The camp is for kids between five and 12 years old. It is divided into two sessions, Mondays and Wednesdays or Tuesdays and Thursdays.

Each session has about 25 kids who are divided up by age so the groups have an even amount.

Activities include gardening, composting, cooking and food preparation using the goods they grow, and other nature-related activities. Kids learn about insects, worms, birds and other animals, and take wild life tours through the 39-acre Botanical Garden.

They grow vegetables, fruit, berries and flowers among other plant life. The camp is set up with a structured learning component, but involves mostly visual and hands-on work outside, to keep it from feeling like school.

“It's a unique program because there's a garden for them to work in and grow their own vegetables,” said Shari Romar, new media manager for the Garden. “They learn about not just gardening, but the whole natural world around them.”

Romar said kids often come back for several sessions.

She said gardening is important to learn at a young age because it helps kids take pride in their food, rather than settling for whatever is available in a grocery store.

Gardening teaches responsibility and teamwork, for example organizing a plant-watering schedule, and pulling up ripe veggies is good exercise, Romar said.

“It's important for children and adults, but especially at a young age, to understand where their food comes from,” she explained. “There's a real amount of pride that you get when you're pulling up your own beets and your own carrots.”

Composting is one of the favored activities, Romar said.

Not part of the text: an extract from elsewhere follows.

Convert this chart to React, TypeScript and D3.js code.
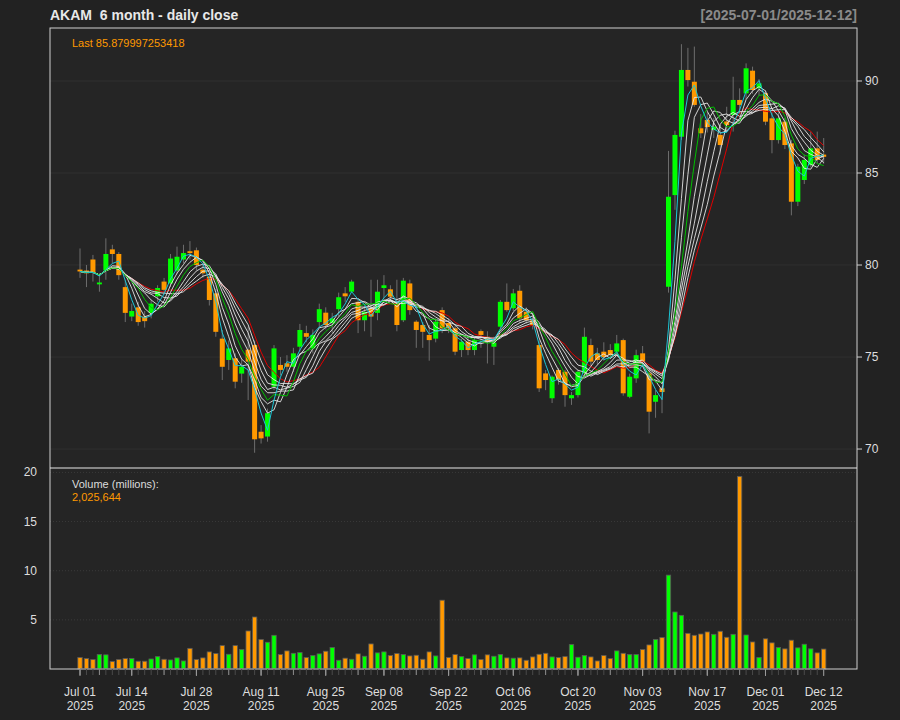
import React from "react";
import * as d3 from "d3";

// ---------------- DATA ----------------
const startDate = "2025-07-01";
const endDate = "2025-12-12";
const holidays = ["2025-07-04", "2025-09-01", "2025-11-27"];

const opens = [
  79.75, 79.7, 80.3, 78.95, 79.7, 80.85, 80.6, 78.8, 77.2, 77.7,
  77.2, 77.4, 78.3, 79.1, 79.0, 79.7, 80.3, 80.75, 80.8, 79.75,
  79.36, 78.46, 76.0, 74.84, 74.93, 74.1, 75.4, 75.65, 70.94, 70.68,
  73.39, 74.57, 74.66, 74.47, 75.56, 76.3, 75.47, 76.9, 77.41, 76.85,
  77.6, 78.46, 78.55, 78.0, 77.0, 77.65, 77.4, 78.75, 78.68, 77.92,
  77.0, 79.0, 76.92, 76.74, 76.2, 76.0, 77.55, 76.85, 76.56, 75.38,
  75.83, 75.38, 76.41, 76.1, 75.56, 76.65, 78.0, 77.65, 78.6, 77.46,
  77.0, 75.65, 74.11, 72.76, 74.3, 74.2, 72.76, 72.93, 74.11, 75.65,
  75.2, 75.29, 75.38, 75.29, 75.92, 72.84, 73.84, 75.2, 74.11, 72.57,
  73.3, 78.82, 83.8, 86.97, 90.6, 89.96, 87.43, 87.88, 87.34, 87.07,
  87.8, 88.15, 88.97, 89.33, 90.56, 89.6, 89.33, 87.97, 86.79, 87.79,
  86.61, 83.44, 84.62, 85.43, 86.34, 86.0,
];
const highs = [
  80.9, 80.0, 80.55, 79.55, 81.45, 81.1, 80.7, 79.2, 77.9, 78.0,
  77.5, 78.1, 78.9, 79.3, 80.6, 81.0, 81.1, 81.3, 80.95, 80.1,
  79.6, 78.7, 76.47, 75.9, 75.2, 74.9, 76.65, 75.9, 71.3, 72.2,
  75.65, 75.0, 75.1, 75.5, 76.8, 76.7, 76.5, 77.9, 77.7, 77.4,
  78.5, 78.8, 79.2, 78.2, 77.8, 79.2, 79.2, 79.45, 78.9, 79.2,
  79.3, 79.2, 77.0, 76.9, 76.74, 77.1, 77.7, 77.1, 76.8, 76.0,
  76.1, 76.1, 76.5, 76.4, 76.1, 78.1, 79.0, 78.7, 78.9, 77.7,
  77.2, 75.9, 74.3, 74.0, 74.4, 74.3, 73.1, 74.3, 76.6, 76.0,
  75.5, 75.8, 75.7, 76.2, 76.0, 74.1, 75.4, 75.6, 74.3, 73.2,
  73.4, 86.2, 87.3, 92.0, 91.8, 91.87, 88.2, 88.3, 88.0, 87.6,
  88.6, 90.23, 89.6, 90.96, 90.78, 90.1, 89.5, 88.3, 88.3, 88.0,
  86.8, 85.5, 86.0, 87.25, 87.25, 86.9,
];
const lows = [
  79.3, 78.8, 79.1, 78.55, 79.2, 80.1, 79.2, 76.9, 76.95, 76.7,
  76.6, 77.1, 78.0, 78.4, 78.8, 79.5, 80.1, 80.3, 79.7, 79.3,
  77.8, 76.1, 73.75, 74.3, 73.3, 73.6, 72.66, 69.8, 70.3, 70.4,
  73.2, 74.0, 74.2, 74.2, 75.3, 75.8, 75.2, 76.6, 76.5, 76.3,
  77.2, 78.0, 78.5, 76.3, 76.4, 76.1, 77.0, 78.2, 78.1, 76.4,
  76.9, 77.3, 75.5, 75.5, 74.8, 75.8, 76.3, 76.3, 75.1, 75.0,
  75.1, 75.1, 75.5, 74.65, 74.57, 76.5, 77.46, 77.5, 76.85, 76.8,
  76.5, 73.1, 73.2, 72.5, 73.5, 72.3, 72.4, 72.8, 73.9, 74.5,
  74.6, 74.8, 74.9, 75.2, 72.9, 72.76, 73.6, 74.5, 70.85, 71.7,
  71.95, 78.5, 83.0, 86.8, 89.7, 88.6, 86.9, 87.2, 86.9, 86.0,
  87.2, 87.25, 88.2, 89.0, 89.3, 89.2, 87.6, 86.07, 86.6, 86.3,
  82.7, 83.2, 84.4, 85.3, 85.5, 85.5,
];
const closes = [
  79.65, 79.55, 79.6, 79.05, 80.6, 80.6, 79.45, 77.4, 77.5, 76.9,
  76.95, 77.9, 78.75, 78.65, 80.35, 80.45, 80.65, 80.65, 80.0, 79.55,
  78.1, 76.37, 74.47, 75.47, 73.66, 74.47, 74.75, 70.53, 70.58, 71.95,
  75.47, 74.3, 74.47, 75.2, 76.47, 76.1, 76.2, 77.6, 76.74, 77.1,
  78.25, 78.3, 79.1, 77.0, 77.46, 77.2, 78.55, 78.9, 78.28, 76.74,
  79.15, 77.55, 76.47, 76.37, 75.92, 76.92, 76.56, 76.56, 75.29, 75.83,
  75.38, 75.92, 76.2, 75.83, 75.78, 78.0, 77.55, 78.46, 77.1, 77.0,
  76.74, 73.3, 73.75, 73.93, 73.75, 72.93, 72.93, 74.2, 76.1, 74.75,
  74.84, 75.0, 75.1, 75.74, 73.03, 73.93, 75.1, 74.75, 72.03, 72.93,
  73.1, 83.71, 87.07, 90.6, 90.05, 88.7, 87.16, 87.5, 87.52, 86.52,
  87.6, 88.97, 88.7, 90.69, 89.51, 89.87, 87.79, 86.79, 87.97, 86.52,
  83.44, 85.34, 85.71, 86.34, 85.71, 85.88,
];
// volume in millions
const volumes = [
  1.17, 1.06, 0.96, 1.47, 1.44, 0.76, 0.96, 1.06, 1.06, 0.79,
  0.79, 1.02, 1.26, 0.99, 0.92, 1.13, 0.82, 2.1, 0.96, 1.13,
  1.74, 1.57, 2.38, 1.5, 2.38, 1.98, 3.87, 5.29, 3.0, 2.72,
  3.43, 1.47, 1.84, 1.6, 1.67, 1.17, 1.37, 1.54, 1.81, 2.18,
  0.89, 1.1, 0.99, 1.54, 1.3, 2.55, 1.64, 1.74, 1.37, 1.57,
  1.47, 1.33, 1.4, 0.99, 1.74, 1.33, 7.0, 1.17, 1.47, 1.26,
  1.06, 1.44, 0.96, 1.44, 1.3, 1.47, 1.13, 1.1, 1.13, 0.89,
  1.23, 1.5, 1.6, 1.23, 1.17, 1.26, 2.48, 1.2, 1.37, 1.23,
  0.82, 1.37, 1.06, 1.84, 1.6, 1.47, 1.47, 1.98, 2.45, 3.0,
  3.2, 9.55, 5.8, 5.46, 3.63, 3.43, 3.56, 3.77, 3.53, 3.84,
  3.23, 3.53, 19.6, 3.46, 2.75, 1.17, 3.07, 2.66, 2.18, 2.05,
  2.93, 2.15, 2.52, 2.05, 1.64, 2.03,
];

const ticker = "AKAM";
const lastCloseText = "85.879997253418";
const lastVolumeText = "2,025,644";
const priceTicks = [70, 75, 80, 85, 90];
const volumeTicks = [5, 10, 15, 20];
const xLabelDates = [
  "2025-07-01", "2025-07-14", "2025-07-28", "2025-08-11", "2025-08-25",
  "2025-09-08", "2025-09-22", "2025-10-06", "2025-10-20", "2025-11-03",
  "2025-11-17", "2025-12-01", "2025-12-12",
];
const maPeriods = [11, 10, 9, 8, 7, 5, 4, 6, 3];
const maColors = ["#e00000", "#e4e4e4", "#e4e4e4", "#e4e4e4", "#e4e4e4", "#e4e4e4", "#e4e4e4", "#00c000", "#1cc6d6"];

// ---------------- LAYOUT ----------------
const W = 900;
const H = 720;
const X0 = 50;
const X1 = 857;
const PT = 28;
const PB = 468;
const VB = 669;
const FONT = "'Liberation Sans', Arial, Helvetica, sans-serif";
const UP = "#00ff00";
const DN = "#ff9900";

const fmtISO = d3.timeFormat("%Y-%m-%d");
const fmtLabel = d3.timeFormat("%b %d");

function tradingDays() {
  const parse = d3.timeParse("%Y-%m-%d");
  const s = parse(startDate) as Date;
  const e = d3.timeDay.offset(parse(endDate) as Date, 1);
  return d3.timeDay.range(s, e).filter((d) => {
    const wd = d.getDay();
    return wd !== 0 && wd !== 6 && !holidays.includes(fmtISO(d));
  });
}

function sma(arr: number[], n: number) {
  return arr.map((_, i) => d3.mean(arr.slice(Math.max(0, i - n + 1), i + 1)) as number);
}

export default function App() {
  const dates = tradingDays();
  const N = closes.length;
  const x = d3.scaleLinear().domain([-4.64, 120.15]).range([X0, X1]);
  const y = d3.scaleLinear().domain([68.97, 92.88]).range([PB, PT]);
  const yv = d3.scaleLinear().domain([0, 20.45]).range([VB, PB]);

  const weekTicks: number[] = [];
  dates.forEach((d, i) => {
    if (i === 0 || d3.timeMonday.floor(d).getTime() !== d3.timeMonday.floor(dates[i - 1]).getTime()) weekTicks.push(i);
  });
  const labelIdx = xLabelDates.map((s) => dates.findIndex((d) => fmtISO(d) === s));

  const line = d3
    .line<number>()
    .x((_, i) => x(i))
    .y((v) => y(v));

  const bw = 5;

  return (
    <svg width={W} height={H} style={{ display: "block", position: "absolute", left: 0, top: 0, background: "#222222" }} fontFamily={FONT}>
      <rect x={0} y={0} width={W} height={H} fill="#222222" />
      <rect x={X0} y={PT} width={X1 - X0} height={VB - PT} fill="#252525" />

      {/* title */}
      <text x={X0} y={20} fontSize={14} fontWeight="bold" fill="#e8e8e8">
        {`${ticker}\u00a0\u00a06 month - daily close`}
      </text>
      <text x={X1} y={20} fontSize={14} fontWeight="bold" fill="#8a8a8a" textAnchor="end">
        {`[${startDate}/${endDate}]`}
      </text>

      {/* price grid */}
      {priceTicks.map((p) => (
        <line key={"pg" + p} x1={X0} x2={X1} y1={y(p)} y2={y(p)} stroke="#303030" strokeWidth={1} />
      ))}
      {/* volume grid */}
      {volumeTicks.map((v) => (
        <line key={"vg" + v} x1={X0} x2={X1} y1={yv(v)} y2={yv(v)} stroke="#3a3a3a" strokeWidth={1} strokeDasharray="1,2" />
      ))}

      {/* wicks */}
      {closes.map((c, i) => (
        <line key={"w" + i} x1={x(i)} x2={x(i)} y1={y(highs[i])} y2={y(lows[i])} stroke="#6e6e6e" strokeWidth={1} />
      ))}
      {/* bodies */}
      {closes.map((c, i) => {
        const o = opens[i];
        const top = y(Math.max(o, c));
        const bot = y(Math.min(o, c));
        return (
          <rect
            key={"b" + i}
            x={x(i) - bw / 2}
            y={top}
            width={bw}
            height={Math.max(1.5, bot - top)}
            fill={c >= o ? UP : DN}
          />
        );
      })}

      {/* moving average ribbon */}
      {maPeriods.map((n, k) => (
        <path
          key={"ma" + n}
          d={line(sma(closes, n)) || ""}
          fill="none"
          stroke={maColors[k]}
          strokeWidth={1}
          strokeOpacity={maColors[k] === "#e4e4e4" ? 0.9 : 1}
        />
      ))}

      {/* volume bars */}
      {volumes.map((v, i) => (
        <rect
          key={"v" + i}
          x={x(i) - 2.2}
          y={yv(v)}
          width={4.4}
          height={VB - yv(v)}
          fill={closes[i] >= opens[i] ? UP : DN}
          stroke="#5a5a5a"
          strokeWidth={0.8}
        />
      ))}

      {/* panel borders */}
      <rect x={X0} y={PT} width={X1 - X0} height={VB - PT} fill="none" stroke="#cfcfcf" strokeWidth={1} />
      <line x1={X0} x2={X1} y1={PB} y2={PB} stroke="#e8e8e8" strokeWidth={1} />

      {/* x axis */}
      <line x1={x(0)} x2={x(N - 1)} y1={VB} y2={VB} stroke="#6a6a6a" strokeWidth={1} />
      {dates.map((d, i) => (
        <line key={"xt" + i} x1={x(i)} x2={x(i)} y1={VB} y2={VB + 6} stroke="#4a4a4a" strokeWidth={1} />
      ))}
      {weekTicks.map((i) => (
        <line key={"xw" + i} x1={x(i)} x2={x(i)} y1={VB} y2={VB + 6} stroke="#8a8a8a" strokeWidth={1} />
      ))}
      {labelIdx.map((i) => (
        <g key={"xl" + i}>
          <line x1={x(i)} x2={x(i)} y1={VB} y2={VB + 7} stroke="#9a9a9a" strokeWidth={1} />
          <text x={x(i)} y={696} fontSize={12} fill="#dedede" textAnchor="middle">
            {fmtLabel(dates[i])}
          </text>
          <text x={x(i)} y={710} fontSize={12} fill="#dedede" textAnchor="middle">
            {dates[i].getFullYear()}
          </text>
        </g>
      ))}

      {/* price axis (right) */}
      {priceTicks.map((p) => (
        <g key={"py" + p}>
          <line x1={X1} x2={X1 + 5} y1={y(p)} y2={y(p)} stroke="#cfcfcf" strokeWidth={1} />
          <text x={X1 + 8} y={y(p) + 4} fontSize={12} fill="#dedede">
            {p}
          </text>
        </g>
      ))}
      {/* volume axis (left) */}
      {volumeTicks.map((v) => (
        <text key={"vy" + v} x={37} y={yv(v) + 4} fontSize={12} fill="#dedede" textAnchor="end">
          {v}
        </text>
      ))}

      {/* legends */}
      <text x={72} y={47} fontSize={11} fill={DN}>
        {`Last ${lastCloseText}`}
      </text>
      <text x={72} y={488} fontSize={11} fill="#dcdcdc">
        Volume (millions):
      </text>
      <text x={72} y={501} fontSize={11} fill={DN}>
        {lastVolumeText}
      </text>
    </svg>
  );
}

“The kids get such a kick out of feeding the worms,” she said, adding that “it's important for them to understand the whole natural ecosystem and it's important for them to learn what goes into those beets and carrots that they pull up.”

When the kids aren't playing in the dirt or learning technical terms, they go on field trips into the Garden, hunting for insects, bird watching or just exploring, Romar said.

The Garden is home to pheasants and more than 50 other species of birds, red-tailed fox, squirrels, and other animals – in addition to its plethora of plant life.

Romar said the Garden teaches kids that they don't have to travel or go on vacation to see wild life.

“There's a lot of nature right here in a city where you just wouldn't expect it to be,” she said.